§ **Exercise task**
Copy the data that follows exactly. Include no pictures.

§ **Data lines**

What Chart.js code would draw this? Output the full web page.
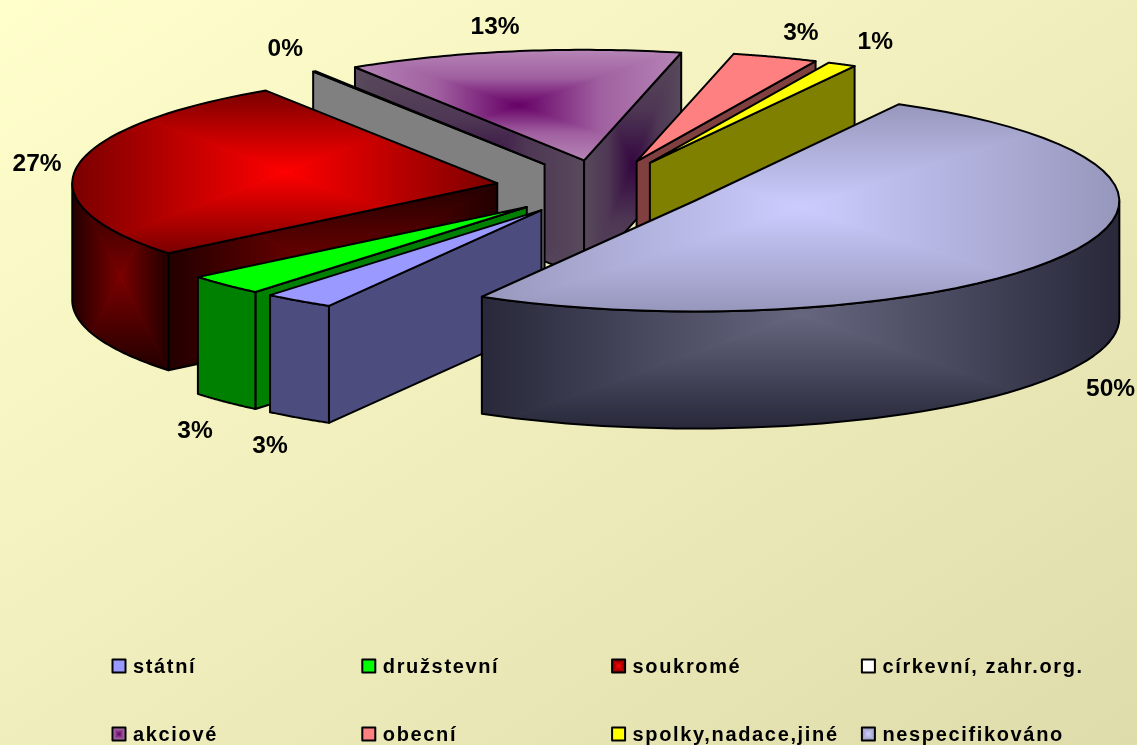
<!DOCTYPE html>
<html><head><meta charset="utf-8">
<style>
html,body{margin:0;padding:0;width:1137px;height:745px;overflow:hidden;background:linear-gradient(to bottom right,#FFFFCC,#DFDCAC);}
canvas{display:block}
</style>
<script src="https://cdn.jsdelivr.net/npm/chart.js@4"></script>
</head><body><canvas id="c" width="1137" height="745"></canvas>
<script>
const categories=['státní','družstevní','soukromé','církevní, zahr.org.','akciové','obecní','spolky,nadace,jiné','nespecifikováno'];
const shares=[2.69,3.06,26.75,0.1,12.73,3.25,1.08,50.33];
const percentLabels=['3%','3%','27%','0%','13%','3%','1%','50%'];
const topInner=['#9999FF','#00FF00','#FF0000','#FFFFFF','#660066','#FF8080','#FFFF00','#CCCCFF'];
const topOuter=['#9999FF','#00FF00','#7A0000','#FFFFFF','#B685B6','#FF8080','#FFFF00','#9797BC'];
const wallInner=['#4C4C7F','#008000','#7A0000','#808080','#33063F','#804040','#808000','#66667F'];
const wallOuter=['#4C4C7F','#008000','#220000','#808080','#584A5C','#804040','#808000','#28283A'];
const midBias=[.5,.5,.5,.5,.72,.5,.5,.5];
const drawOrder=[4,5,6,3,2,1,0,7];
const labelNudges=[[-28.6,145],[-30.3,146.5],[-40.3,-2],[-29,-22.3],[-17.3,-23.7],[25.5,-24],[33.5,-22.4],[45.9,133.5]];
const TILT=0.26, DEPTH=117, RADIUS=425, EXPLODE=106;

function mix(a,b,t){
  const p=h=>[1,3,5].map(i=>parseInt(h.substr(i,2),16));
  const A=p(a),B=p(b);
  return 'rgb('+A.map((v,i)=>Math.round(v+(B[i]-v)*t)).join(',')+')';
}
function pathGrad(ctx,b,inner,outer,bias){
  const cx=(b.x0+b.x1)/2, cy=(b.y0+b.y1)/2;
  const tris=[[b.x0,b.y0,b.x1,b.y0,cx,b.y0],[b.x1,b.y0,b.x1,b.y1,b.x1,cy],[b.x1,b.y1,b.x0,b.y1,cx,b.y1],[b.x0,b.y1,b.x0,b.y0,b.x0,cy]];
  tris.forEach(t=>{
    const g=ctx.createLinearGradient(cx,cy,t[4],t[5]);
    g.addColorStop(0,inner);g.addColorStop(.5,mix(inner,outer,bias));g.addColorStop(1,outer);
    ctx.fillStyle=g;
    ctx.beginPath();ctx.moveTo(cx,cy);ctx.lineTo(t[0],t[1]);ctx.lineTo(t[2],t[3]);ctx.closePath();ctx.fill();
    ctx.strokeStyle=g;ctx.lineWidth=1;ctx.stroke();
  });
}
function boxOf(pts){
  const xs=pts.map(p=>p[0]),ys=pts.map(p=>p[1]);
  return {x0:Math.min(...xs),x1:Math.max(...xs),y0:Math.min(...ys),y1:Math.max(...ys)};
}
function shaded(ctx,tracePath,box,inner,outer,bias){
  ctx.save();tracePath();ctx.clip();
  if(inner===outer){ctx.fillStyle=inner;ctx.fillRect(box.x0-2,box.y0-2,box.x1-box.x0+4,box.y1-box.y0+4);}
  else pathGrad(ctx,box,inner,outer,bias);
  ctx.restore();
  tracePath();ctx.strokeStyle='#000';ctx.lineWidth=2;ctx.lineJoin='round';ctx.stroke();
}
const pie3d={
  id:'pie3d',
  beforeDatasetsDraw(chart){
    const ctx=chart.ctx, meta=chart.getDatasetMeta(0);
    drawOrder.forEach(i=>{
      const arc=meta.data[i];
      const {x,y,startAngle:s,endAngle:e,outerRadius:r}=arc.getProps(['x','y','startAngle','endAngle','outerRadius'],true);
      const m=(s+e)/2, off=arc.options.offset;
      const ox=x+off*Math.cos(m), oy=y+off*Math.sin(m)*TILT;
      const P=(a,h=0)=>[ox+r*Math.cos(a),oy+r*Math.sin(a)*TILT+h];
      const arcPts=(a,b,h=0)=>{const o=[];for(let k=0;k<=48;k++)o.push(P(a+(b-a)*k/48,h));return o;};
      const cutWall=a=>{
        const p=P(a),q=P(a,DEPTH),ap=[ox,oy],ad=[ox,oy+DEPTH];
        const trace=()=>{ctx.beginPath();ctx.moveTo(...ap);ctx.lineTo(...p);ctx.lineTo(...q);ctx.lineTo(...ad);ctx.closePath();};
        shaded(ctx,trace,boxOf([ap,p,q,ad]),wallInner[i],wallOuter[i],midBias[i]);
      };
      if(Math.cos(s)<0) cutWall(s);
      if(Math.cos(e)>0) cutWall(e);
      for(let k=0;k<3;k++){
        const lo=Math.max(s,2*Math.PI*k), hi=Math.min(e,2*Math.PI*k+Math.PI);
        if(hi>lo){
          const up=arcPts(lo,hi), dn=arcPts(lo,hi,DEPTH).reverse();
          const trace=()=>{ctx.beginPath();ctx.moveTo(...up[0]);up.forEach(p=>ctx.lineTo(...p));dn.forEach(p=>ctx.lineTo(...p));ctx.closePath();};
          shaded(ctx,trace,boxOf(up.concat(dn)),wallInner[i],wallOuter[i],midBias[i]);
        }
      }
      const rim=arcPts(s,e);
      const trace=()=>{ctx.beginPath();ctx.moveTo(ox,oy);rim.forEach(p=>ctx.lineTo(...p));ctx.closePath();};
      shaded(ctx,trace,boxOf(rim.concat([[ox,oy]])),topInner[i],topOuter[i],midBias[i]);
    });
    ctx.fillStyle='#000';ctx.font='bold 24.5px "Liberation Sans",Arial,sans-serif';ctx.textAlign='center';ctx.textBaseline='middle';
    meta.data.forEach((arc,i)=>{
      const {x,y,startAngle:s,endAngle:e,outerRadius:r}=arc.getProps(['x','y','startAngle','endAngle','outerRadius'],true);
      const m=(s+e)/2,off=arc.options.offset;
      const lx=x+(off+r)*Math.cos(m)+labelNudges[i][0], ly=y+(off+r)*Math.sin(m)*TILT+labelNudges[i][1];
      ctx.fillText(percentLabels[i],lx,ly);
    });
    ctx.textAlign='left';ctx.textBaseline='alphabetic';ctx.font='bold 20px "Liberation Sans",Arial,sans-serif';ctx.letterSpacing='1.65px';
    categories.forEach((name,i)=>{
      const bx=112.5+249.8*(i%4), by=659.5+68*Math.floor(i/4);
      const b={x0:bx,y0:by,x1:bx+13,y1:by+13};
      const t=()=>{ctx.beginPath();ctx.rect(bx,by,13,13);};
      ctx.save();t();ctx.clip();
      if(topInner[i]===topOuter[i]){ctx.fillStyle=topInner[i];ctx.fill();}else pathGrad(ctx,b,topInner[i],topOuter[i],.5);
      ctx.restore();
      t();ctx.strokeStyle='#000';ctx.lineWidth=2;ctx.stroke();
      ctx.fillStyle='#000';ctx.fillText(name,bx+20.5,by+13.5);
    });
    ctx.letterSpacing='0px';
    return false;
  }
};
new Chart(document.getElementById('c'),{
  type:'pie',
  data:{labels:categories,datasets:[{data:shares,backgroundColor:topInner,borderColor:'#000',borderWidth:1,offset:EXPLODE}]},
  options:{responsive:false,animation:false,rotation:210,radius:RADIUS,
    layout:{padding:{left:67,bottom:370}},
    plugins:{legend:{display:false},tooltip:{enabled:false}}},
  plugins:[pie3d]
});
</script></body></html>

§ **Exercise response**
What Chart.js code would draw this? Output the full web page.
<!DOCTYPE html>
<html><head><meta charset="utf-8">
<style>
html,body{margin:0;padding:0;width:1137px;height:745px;overflow:hidden;background:linear-gradient(to bottom right,#FFFFCC,#DFDCAC);}
canvas{display:block}
</style>
<script src="https://cdn.jsdelivr.net/npm/chart.js@4"></script>
</head><body><canvas id="c" width="1137" height="745"></canvas>
<script>
const categories=['státní','družstevní','soukromé','církevní, zahr.org.','akciové','obecní','spolky,nadace,jiné','nespecifikováno'];
const shares=[2.69,3.06,26.75,0.1,12.73,3.25,1.08,50.33];
const percentLabels=['3%','3%','27%','0%','13%','3%','1%','50%'];
const topInner=['#9999FF','#00FF00','#FF0000','#FFFFFF','#660066','#FF8080','#FFFF00','#CCCCFF'];
const topOuter=['#9999FF','#00FF00','#7A0000','#FFFFFF','#B685B6','#FF8080','#FFFF00','#9797BC'];
const wallInner=['#4C4C7F','#008000','#7A0000','#808080','#33063F','#804040','#808000','#66667F'];
const wallOuter=['#4C4C7F','#008000','#220000','#808080','#584A5C','#804040','#808000','#28283A'];
const midBias=[.5,.5,.5,.5,.72,.5,.5,.5];
const drawOrder=[4,5,6,3,2,1,0,7];
const labelNudges=[[-28.6,145],[-30.3,146.5],[-40.3,-2],[-29,-22.3],[-17.3,-23.7],[25.5,-24],[33.5,-22.4],[45.9,133.5]];
const TILT=0.26, DEPTH=117, RADIUS=425, EXPLODE=106;

function mix(a,b,t){
  const p=h=>[1,3,5].map(i=>parseInt(h.substr(i,2),16));
  const A=p(a),B=p(b);
  return 'rgb('+A.map((v,i)=>Math.round(v+(B[i]-v)*t)).join(',')+')';
}
function pathGrad(ctx,b,inner,outer,bias){
  const cx=(b.x0+b.x1)/2, cy=(b.y0+b.y1)/2;
  const tris=[[b.x0,b.y0,b.x1,b.y0,cx,b.y0],[b.x1,b.y0,b.x1,b.y1,b.x1,cy],[b.x1,b.y1,b.x0,b.y1,cx,b.y1],[b.x0,b.y1,b.x0,b.y0,b.x0,cy]];
  tris.forEach(t=>{
    const g=ctx.createLinearGradient(cx,cy,t[4],t[5]);
    g.addColorStop(0,inner);g.addColorStop(.5,mix(inner,outer,bias));g.addColorStop(1,outer);
    ctx.fillStyle=g;
    ctx.beginPath();ctx.moveTo(cx,cy);ctx.lineTo(t[0],t[1]);ctx.lineTo(t[2],t[3]);ctx.closePath();ctx.fill();
    ctx.strokeStyle=g;ctx.lineWidth=1;ctx.stroke();
  });
}
function boxOf(pts){
  const xs=pts.map(p=>p[0]),ys=pts.map(p=>p[1]);
  return {x0:Math.min(...xs),x1:Math.max(...xs),y0:Math.min(...ys),y1:Math.max(...ys)};
}
function shaded(ctx,tracePath,box,inner,outer,bias){
  ctx.save();tracePath();ctx.clip();
  if(inner===outer){ctx.fillStyle=inner;ctx.fillRect(box.x0-2,box.y0-2,box.x1-box.x0+4,box.y1-box.y0+4);}
  else pathGrad(ctx,box,inner,outer,bias);
  ctx.restore();
  tracePath();ctx.strokeStyle='#000';ctx.lineWidth=2;ctx.lineJoin='round';ctx.stroke();
}
const pie3d={
  id:'pie3d',
  beforeDatasetsDraw(chart){
    const ctx=chart.ctx, meta=chart.getDatasetMeta(0);
    drawOrder.forEach(i=>{
      const arc=meta.data[i];
      const {x,y,startAngle:s,endAngle:e,outerRadius:r}=arc.getProps(['x','y','startAngle','endAngle','outerRadius'],true);
      const m=(s+e)/2, off=arc.options.offset;
      const ox=x+off*Math.cos(m), oy=y+off*Math.sin(m)*TILT;
      const P=(a,h=0)=>[ox+r*Math.cos(a),oy+r*Math.sin(a)*TILT+h];
      const arcPts=(a,b,h=0)=>{const o=[];for(let k=0;k<=48;k++)o.push(P(a+(b-a)*k/48,h));return o;};
      const cutWall=a=>{
        const p=P(a),q=P(a,DEPTH),ap=[ox,oy],ad=[ox,oy+DEPTH];
        const trace=()=>{ctx.beginPath();ctx.moveTo(...ap);ctx.lineTo(...p);ctx.lineTo(...q);ctx.lineTo(...ad);ctx.closePath();};
        shaded(ctx,trace,boxOf([ap,p,q,ad]),wallInner[i],wallOuter[i],midBias[i]);
      };
      if(Math.cos(s)<0) cutWall(s);
      if(Math.cos(e)>0) cutWall(e);
      for(let k=0;k<3;k++){
        const lo=Math.max(s,2*Math.PI*k), hi=Math.min(e,2*Math.PI*k+Math.PI);
        if(hi>lo){
          const up=arcPts(lo,hi), dn=arcPts(lo,hi,DEPTH).reverse();
          const trace=()=>{ctx.beginPath();ctx.moveTo(...up[0]);up.forEach(p=>ctx.lineTo(...p));dn.forEach(p=>ctx.lineTo(...p));ctx.closePath();};
          shaded(ctx,trace,boxOf(up.concat(dn)),wallInner[i],wallOuter[i],midBias[i]);
        }
      }
      const rim=arcPts(s,e);
      const trace=()=>{ctx.beginPath();ctx.moveTo(ox,oy);rim.forEach(p=>ctx.lineTo(...p));ctx.closePath();};
      shaded(ctx,trace,boxOf(rim.concat([[ox,oy]])),topInner[i],topOuter[i],midBias[i]);
    });
    ctx.fillStyle='#000';ctx.font='bold 24.5px "Liberation Sans",Arial,sans-serif';ctx.textAlign='center';ctx.textBaseline='middle';
    meta.data.forEach((arc,i)=>{
      const {x,y,startAngle:s,endAngle:e,outerRadius:r}=arc.getProps(['x','y','startAngle','endAngle','outerRadius'],true);
      const m=(s+e)/2,off=arc.options.offset;
      const lx=x+(off+r)*Math.cos(m)+labelNudges[i][0], ly=y+(off+r)*Math.sin(m)*TILT+labelNudges[i][1];
      ctx.fillText(percentLabels[i],lx,ly);
    });
    ctx.textAlign='left';ctx.textBaseline='alphabetic';ctx.font='bold 20px "Liberation Sans",Arial,sans-serif';ctx.letterSpacing='1.65px';
    categories.forEach((name,i)=>{
      const bx=112.5+249.8*(i%4), by=659.5+68*Math.floor(i/4);
      const b={x0:bx,y0:by,x1:bx+13,y1:by+13};
      const t=()=>{ctx.beginPath();ctx.rect(bx,by,13,13);};
      ctx.save();t();ctx.clip();
      if(topInner[i]===topOuter[i]){ctx.fillStyle=topInner[i];ctx.fill();}else pathGrad(ctx,b,topInner[i],topOuter[i],.5);
      ctx.restore();
      t();ctx.strokeStyle='#000';ctx.lineWidth=2;ctx.stroke();
      ctx.fillStyle='#000';ctx.fillText(name,bx+20.5,by+13.5);
    });
    ctx.letterSpacing='0px';
    return false;
  }
};
new Chart(document.getElementById('c'),{
  type:'pie',
  data:{labels:categories,datasets:[{data:shares,backgroundColor:topInner,borderColor:'#000',borderWidth:1,offset:EXPLODE}]},
  options:{responsive:false,animation:false,rotation:210,radius:RADIUS,
    layout:{padding:{left:67,bottom:370}},
    plugins:{legend:{display:false},tooltip:{enabled:false}}},
  plugins:[pie3d]
});
</script></body></html>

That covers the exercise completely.